Directions
Reproduce the entries exactly.

Dataset entries
· · · · · · ·

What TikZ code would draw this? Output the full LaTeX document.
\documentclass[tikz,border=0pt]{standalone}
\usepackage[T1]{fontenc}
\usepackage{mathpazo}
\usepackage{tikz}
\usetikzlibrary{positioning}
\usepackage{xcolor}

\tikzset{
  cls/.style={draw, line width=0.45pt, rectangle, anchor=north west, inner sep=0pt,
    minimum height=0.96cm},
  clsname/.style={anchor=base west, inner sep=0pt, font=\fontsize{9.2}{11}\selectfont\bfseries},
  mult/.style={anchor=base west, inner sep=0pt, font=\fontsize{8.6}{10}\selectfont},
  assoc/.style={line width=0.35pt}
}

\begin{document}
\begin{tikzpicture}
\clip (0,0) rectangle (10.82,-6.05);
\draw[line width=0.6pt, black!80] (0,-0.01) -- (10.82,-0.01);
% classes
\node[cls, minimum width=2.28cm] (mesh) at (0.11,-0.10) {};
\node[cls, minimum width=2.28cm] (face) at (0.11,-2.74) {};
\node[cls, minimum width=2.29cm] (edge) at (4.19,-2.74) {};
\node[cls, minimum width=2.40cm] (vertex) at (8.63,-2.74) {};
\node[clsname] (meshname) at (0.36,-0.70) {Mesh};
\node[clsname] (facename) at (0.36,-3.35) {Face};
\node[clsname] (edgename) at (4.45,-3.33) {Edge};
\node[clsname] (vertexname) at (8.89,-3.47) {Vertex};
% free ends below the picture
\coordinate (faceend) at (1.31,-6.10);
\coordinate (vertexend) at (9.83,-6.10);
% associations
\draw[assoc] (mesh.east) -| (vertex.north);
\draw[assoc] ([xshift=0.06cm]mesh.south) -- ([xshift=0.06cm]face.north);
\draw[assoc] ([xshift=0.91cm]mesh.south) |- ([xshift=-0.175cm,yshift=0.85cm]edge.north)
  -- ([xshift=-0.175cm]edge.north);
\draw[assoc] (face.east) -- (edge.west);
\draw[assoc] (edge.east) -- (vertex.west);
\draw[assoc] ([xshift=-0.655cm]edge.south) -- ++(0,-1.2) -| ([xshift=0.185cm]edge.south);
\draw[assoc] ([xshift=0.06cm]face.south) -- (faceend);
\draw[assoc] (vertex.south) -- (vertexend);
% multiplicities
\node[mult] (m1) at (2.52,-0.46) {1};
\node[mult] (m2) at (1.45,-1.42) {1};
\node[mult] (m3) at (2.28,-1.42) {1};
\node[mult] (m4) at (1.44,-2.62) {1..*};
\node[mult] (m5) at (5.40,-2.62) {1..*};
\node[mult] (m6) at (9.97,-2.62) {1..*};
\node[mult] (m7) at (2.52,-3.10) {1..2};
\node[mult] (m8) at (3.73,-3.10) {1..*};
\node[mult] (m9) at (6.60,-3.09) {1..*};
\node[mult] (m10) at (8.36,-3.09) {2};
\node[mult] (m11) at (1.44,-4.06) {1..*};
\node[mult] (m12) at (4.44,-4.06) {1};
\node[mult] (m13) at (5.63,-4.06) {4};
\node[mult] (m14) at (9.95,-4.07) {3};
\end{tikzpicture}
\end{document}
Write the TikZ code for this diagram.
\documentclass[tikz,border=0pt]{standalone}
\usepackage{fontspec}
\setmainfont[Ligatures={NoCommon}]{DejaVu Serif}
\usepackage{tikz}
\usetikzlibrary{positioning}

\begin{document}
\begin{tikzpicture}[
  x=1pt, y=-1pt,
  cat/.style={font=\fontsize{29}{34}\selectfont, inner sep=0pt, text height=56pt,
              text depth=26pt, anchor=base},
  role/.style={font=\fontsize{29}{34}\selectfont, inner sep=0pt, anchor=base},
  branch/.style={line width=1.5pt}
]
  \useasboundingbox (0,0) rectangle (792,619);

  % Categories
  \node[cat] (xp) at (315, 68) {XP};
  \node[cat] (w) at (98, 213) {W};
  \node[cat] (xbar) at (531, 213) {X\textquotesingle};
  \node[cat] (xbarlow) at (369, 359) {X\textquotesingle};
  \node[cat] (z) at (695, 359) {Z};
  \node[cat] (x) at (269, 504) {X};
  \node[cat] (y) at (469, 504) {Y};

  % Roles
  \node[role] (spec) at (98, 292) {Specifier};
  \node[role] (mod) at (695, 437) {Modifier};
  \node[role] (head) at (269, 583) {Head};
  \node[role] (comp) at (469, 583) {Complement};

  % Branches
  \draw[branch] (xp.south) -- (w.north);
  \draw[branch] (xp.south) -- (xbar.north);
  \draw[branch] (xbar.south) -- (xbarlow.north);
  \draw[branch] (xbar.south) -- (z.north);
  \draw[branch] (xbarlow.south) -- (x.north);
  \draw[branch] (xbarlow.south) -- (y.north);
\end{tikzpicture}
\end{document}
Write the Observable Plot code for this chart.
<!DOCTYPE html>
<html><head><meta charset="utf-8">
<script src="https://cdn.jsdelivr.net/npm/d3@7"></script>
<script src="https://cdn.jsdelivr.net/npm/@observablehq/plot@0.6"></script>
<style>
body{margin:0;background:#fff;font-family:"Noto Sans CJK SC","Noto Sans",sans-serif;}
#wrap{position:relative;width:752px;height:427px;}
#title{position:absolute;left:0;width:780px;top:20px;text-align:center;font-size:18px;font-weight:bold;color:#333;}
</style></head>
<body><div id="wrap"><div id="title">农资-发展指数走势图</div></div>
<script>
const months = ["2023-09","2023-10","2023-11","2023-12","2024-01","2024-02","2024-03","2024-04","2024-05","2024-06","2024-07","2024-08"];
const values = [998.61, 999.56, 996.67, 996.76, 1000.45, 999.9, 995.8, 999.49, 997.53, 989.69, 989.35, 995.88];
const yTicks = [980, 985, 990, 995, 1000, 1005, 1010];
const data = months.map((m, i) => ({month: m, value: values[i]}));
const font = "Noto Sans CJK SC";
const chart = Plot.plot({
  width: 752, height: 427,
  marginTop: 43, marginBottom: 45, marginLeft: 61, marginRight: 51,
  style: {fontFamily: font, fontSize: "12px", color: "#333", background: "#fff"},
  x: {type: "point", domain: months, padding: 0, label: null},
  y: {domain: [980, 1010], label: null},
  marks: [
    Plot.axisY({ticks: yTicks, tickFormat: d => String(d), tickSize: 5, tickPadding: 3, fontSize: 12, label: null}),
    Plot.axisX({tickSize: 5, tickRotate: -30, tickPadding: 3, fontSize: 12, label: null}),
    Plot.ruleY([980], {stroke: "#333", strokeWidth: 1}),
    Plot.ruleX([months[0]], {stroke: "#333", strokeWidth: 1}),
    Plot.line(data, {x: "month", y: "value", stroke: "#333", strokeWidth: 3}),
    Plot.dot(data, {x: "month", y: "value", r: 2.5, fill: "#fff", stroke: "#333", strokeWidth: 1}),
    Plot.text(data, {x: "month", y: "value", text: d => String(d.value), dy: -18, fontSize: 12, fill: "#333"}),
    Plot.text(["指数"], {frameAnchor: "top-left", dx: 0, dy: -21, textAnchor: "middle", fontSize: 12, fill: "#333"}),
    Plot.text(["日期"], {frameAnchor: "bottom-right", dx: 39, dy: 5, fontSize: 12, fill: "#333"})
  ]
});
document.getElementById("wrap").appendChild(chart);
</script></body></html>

· · · · · · ·

Result of this task
What TikZ code would draw this? Output the full LaTeX document.
\documentclass[tikz,border=0pt]{standalone}
\usepackage[T1]{fontenc}
\usepackage{mathpazo}
\usepackage{tikz}
\usetikzlibrary{positioning}
\usepackage{xcolor}

\tikzset{
  cls/.style={draw, line width=0.45pt, rectangle, anchor=north west, inner sep=0pt,
    minimum height=0.96cm},
  clsname/.style={anchor=base west, inner sep=0pt, font=\fontsize{9.2}{11}\selectfont\bfseries},
  mult/.style={anchor=base west, inner sep=0pt, font=\fontsize{8.6}{10}\selectfont},
  assoc/.style={line width=0.35pt}
}

\begin{document}
\begin{tikzpicture}
\clip (0,0) rectangle (10.82,-6.05);
\draw[line width=0.6pt, black!80] (0,-0.01) -- (10.82,-0.01);
% classes
\node[cls, minimum width=2.28cm] (mesh) at (0.11,-0.10) {};
\node[cls, minimum width=2.28cm] (face) at (0.11,-2.74) {};
\node[cls, minimum width=2.29cm] (edge) at (4.19,-2.74) {};
\node[cls, minimum width=2.40cm] (vertex) at (8.63,-2.74) {};
\node[clsname] (meshname) at (0.36,-0.70) {Mesh};
\node[clsname] (facename) at (0.36,-3.35) {Face};
\node[clsname] (edgename) at (4.45,-3.33) {Edge};
\node[clsname] (vertexname) at (8.89,-3.47) {Vertex};
% free ends below the picture
\coordinate (faceend) at (1.31,-6.10);
\coordinate (vertexend) at (9.83,-6.10);
% associations
\draw[assoc] (mesh.east) -| (vertex.north);
\draw[assoc] ([xshift=0.06cm]mesh.south) -- ([xshift=0.06cm]face.north);
\draw[assoc] ([xshift=0.91cm]mesh.south) |- ([xshift=-0.175cm,yshift=0.85cm]edge.north)
  -- ([xshift=-0.175cm]edge.north);
\draw[assoc] (face.east) -- (edge.west);
\draw[assoc] (edge.east) -- (vertex.west);
\draw[assoc] ([xshift=-0.655cm]edge.south) -- ++(0,-1.2) -| ([xshift=0.185cm]edge.south);
\draw[assoc] ([xshift=0.06cm]face.south) -- (faceend);
\draw[assoc] (vertex.south) -- (vertexend);
% multiplicities
\node[mult] (m1) at (2.52,-0.46) {1};
\node[mult] (m2) at (1.45,-1.42) {1};
\node[mult] (m3) at (2.28,-1.42) {1};
\node[mult] (m4) at (1.44,-2.62) {1..*};
\node[mult] (m5) at (5.40,-2.62) {1..*};
\node[mult] (m6) at (9.97,-2.62) {1..*};
\node[mult] (m7) at (2.52,-3.10) {1..2};
\node[mult] (m8) at (3.73,-3.10) {1..*};
\node[mult] (m9) at (6.60,-3.09) {1..*};
\node[mult] (m10) at (8.36,-3.09) {2};
\node[mult] (m11) at (1.44,-4.06) {1..*};
\node[mult] (m12) at (4.44,-4.06) {1};
\node[mult] (m13) at (5.63,-4.06) {4};
\node[mult] (m14) at (9.95,-4.07) {3};
\end{tikzpicture}
\end{document}
Write the TikZ code for this diagram.
\documentclass[tikz,border=0pt]{standalone}
\usepackage{fontspec}
\setmainfont[Ligatures={NoCommon}]{DejaVu Serif}
\usepackage{tikz}
\usetikzlibrary{positioning}

\begin{document}
\begin{tikzpicture}[
  x=1pt, y=-1pt,
  cat/.style={font=\fontsize{29}{34}\selectfont, inner sep=0pt, text height=56pt,
              text depth=26pt, anchor=base},
  role/.style={font=\fontsize{29}{34}\selectfont, inner sep=0pt, anchor=base},
  branch/.style={line width=1.5pt}
]
  \useasboundingbox (0,0) rectangle (792,619);

  % Categories
  \node[cat] (xp) at (315, 68) {XP};
  \node[cat] (w) at (98, 213) {W};
  \node[cat] (xbar) at (531, 213) {X\textquotesingle};
  \node[cat] (xbarlow) at (369, 359) {X\textquotesingle};
  \node[cat] (z) at (695, 359) {Z};
  \node[cat] (x) at (269, 504) {X};
  \node[cat] (y) at (469, 504) {Y};

  % Roles
  \node[role] (spec) at (98, 292) {Specifier};
  \node[role] (mod) at (695, 437) {Modifier};
  \node[role] (head) at (269, 583) {Head};
  \node[role] (comp) at (469, 583) {Complement};

  % Branches
  \draw[branch] (xp.south) -- (w.north);
  \draw[branch] (xp.south) -- (xbar.north);
  \draw[branch] (xbar.south) -- (xbarlow.north);
  \draw[branch] (xbar.south) -- (z.north);
  \draw[branch] (xbarlow.south) -- (x.north);
  \draw[branch] (xbarlow.south) -- (y.north);
\end{tikzpicture}
\end{document}
Write the Observable Plot code for this chart.
<!DOCTYPE html>
<html><head><meta charset="utf-8">
<script src="https://cdn.jsdelivr.net/npm/d3@7"></script>
<script src="https://cdn.jsdelivr.net/npm/@observablehq/plot@0.6"></script>
<style>
body{margin:0;background:#fff;font-family:"Noto Sans CJK SC","Noto Sans",sans-serif;}
#wrap{position:relative;width:752px;height:427px;}
#title{position:absolute;left:0;width:780px;top:20px;text-align:center;font-size:18px;font-weight:bold;color:#333;}
</style></head>
<body><div id="wrap"><div id="title">农资-发展指数走势图</div></div>
<script>
const months = ["2023-09","2023-10","2023-11","2023-12","2024-01","2024-02","2024-03","2024-04","2024-05","2024-06","2024-07","2024-08"];
const values = [998.61, 999.56, 996.67, 996.76, 1000.45, 999.9, 995.8, 999.49, 997.53, 989.69, 989.35, 995.88];
const yTicks = [980, 985, 990, 995, 1000, 1005, 1010];
const data = months.map((m, i) => ({month: m, value: values[i]}));
const font = "Noto Sans CJK SC";
const chart = Plot.plot({
  width: 752, height: 427,
  marginTop: 43, marginBottom: 45, marginLeft: 61, marginRight: 51,
  style: {fontFamily: font, fontSize: "12px", color: "#333", background: "#fff"},
  x: {type: "point", domain: months, padding: 0, label: null},
  y: {domain: [980, 1010], label: null},
  marks: [
    Plot.axisY({ticks: yTicks, tickFormat: d => String(d), tickSize: 5, tickPadding: 3, fontSize: 12, label: null}),
    Plot.axisX({tickSize: 5, tickRotate: -30, tickPadding: 3, fontSize: 12, label: null}),
    Plot.ruleY([980], {stroke: "#333", strokeWidth: 1}),
    Plot.ruleX([months[0]], {stroke: "#333", strokeWidth: 1}),
    Plot.line(data, {x: "month", y: "value", stroke: "#333", strokeWidth: 3}),
    Plot.dot(data, {x: "month", y: "value", r: 2.5, fill: "#fff", stroke: "#333", strokeWidth: 1}),
    Plot.text(data, {x: "month", y: "value", text: d => String(d.value), dy: -18, fontSize: 12, fill: "#333"}),
    Plot.text(["指数"], {frameAnchor: "top-left", dx: 0, dy: -21, textAnchor: "middle", fontSize: 12, fill: "#333"}),
    Plot.text(["日期"], {frameAnchor: "bottom-right", dx: 39, dy: 5, fontSize: 12, fill: "#333"})
  ]
});
document.getElementById("wrap").appendChild(chart);
</script></body></html>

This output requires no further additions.